DIGITAL literacy in Slovakia has climbed to what has been described as the ‘medium-level’ over the past four years but the gap between people mastering digital technologies and those lacking literacy as well as access to these services has been widening. These are the main findings from a research project called Digital Literacy in Slovakia conducted by the Institute for Public Affairs (IVO). Marián Velšic, an IVO analyst, introduced the results of the third cycle of the biennial project in mid November 2009.
Since 2005 the project has been mapping the preparedness of broad segments of the population for use of modern information and communication technologies (ICT), which is one of the key prerequisites for successful transformation of Slovakia’s economy into one that is more information-based and knowledge-based.
In 2009 IVO conducted an empirical, quantitative survey on a sample of 1,134 respondents age 14 and older. The Focus polling agency collected the data for IVO between August 4 and 11.
The results showed that digital literacy among Slovakia’s population increased again in 2009. The digital literacy index calculated by IVO stood at 0.33 points in 2005; in 2007 it was 0.37 points; and in 2009 it climbed to 0.44 points. This means that the digital literacy of Slovakia’s population climbed considerable over 4 years and in 2009 had achieved 44 out of a possible 100 points. When categorised into low, medium and high levels of digital literacy, Slovakia had advanced from the low category to the medium level over the last four years, IVO wrote in its press release.
“The research confirmed a favourable trend, especially in the ability of people to use a computer and the internet for communication via electronic mail, chat, calls via the internet, discussion forums or social networks, while the population of the latter has been raising,” said Velšic, adding that the survey showed an improvement in abilities to manipulate computers and peripheral equipment and to work with various types of software, all of which created the basis for this progress.
“We have registered significant headway in the ability to work with information and services within the virtual space of the internet or local computer networks, for example in searching for and downloading information and registration and use of electronic services.

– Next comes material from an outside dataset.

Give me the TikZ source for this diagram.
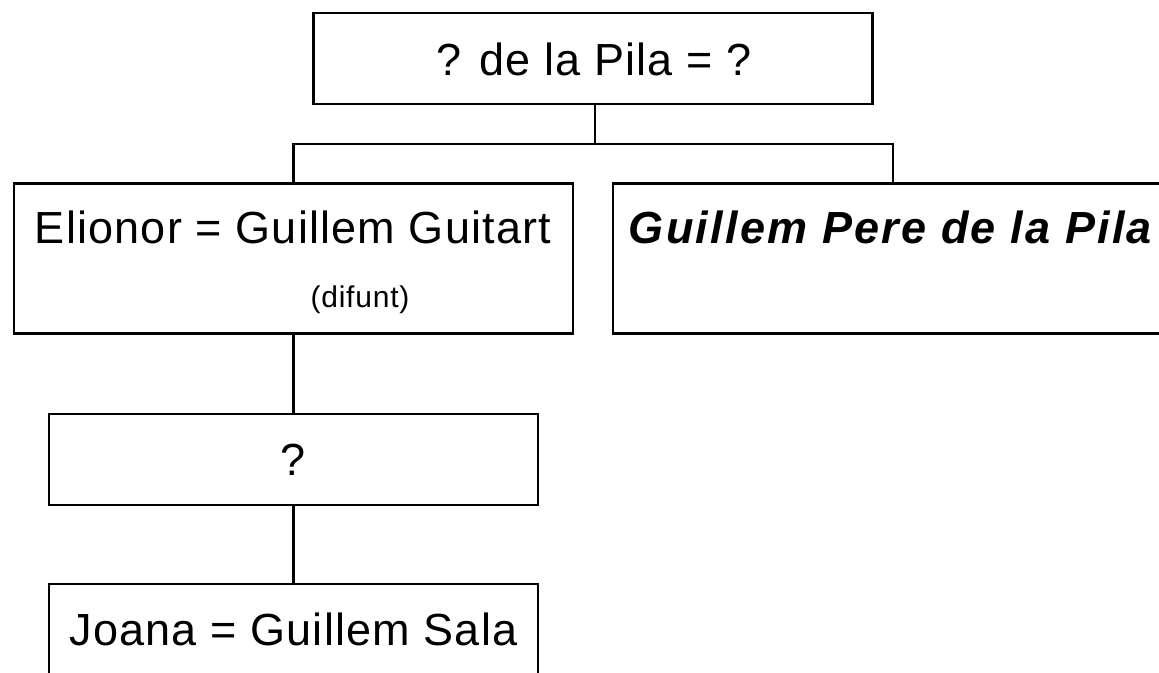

This has so far been the Achilles’ heel of digital literacy.”
The survey also indicated a narrowing of the past regional gap in digital literacy.
While a few years ago Slovakia could be divided into Bratislava Region – with a digital literacy level exceeding the national average – and the rest of Slovakia, over the past four years some regions such as Banská Bystrica and Žilina (with 0.46 and 0.47 points, respectively) have started to catch up with Bratislava Region (with 0.48 points). The situation in Košice, Prešov, and Trnava regions (all with 0.44 points) has also improved over the last four years. The Trenčín and Nitra regions (with 0.40 and 0.41 points, respectively) have been lagging behind.
On the other hand, the survey uncovered one negative trend – a so-called digital division of society between those in society who have access to ICT and an adequate level of digital literacy and those who have neither this access nor such literacy. Data from 2005, 2007, and 2009 show that this digital division has been gradually widening.
“On one side there is the younger, more educated, qualified and socially stronger and more urban part of the population,” said Velšic. “On the other side, there is the older, less educated, with lower qualification, economically inactive (pensioners and the unemployed), socially weaker and more rural part of the population. While the first one is continuously learning and improving, the other one is actually stagnating.”
Thus, in addition to mapping out of overall level of digital literacy within the population, the project in 2009 concentrated on disadvantaged social groups, those who are digitally illiterate or have a low level of digital literacy.
A tangible and visible result of the project from 2009 is a digital map on the IVO website providing relevant information about levels of digital literacy and illiteracy throughout Slovakia. It is available in the Slovak language and IVO believes the results of its research can help improve access to modern ICT – in other words, to help eliminate the phenomenon of a ‘digital gap’ in Slovak society.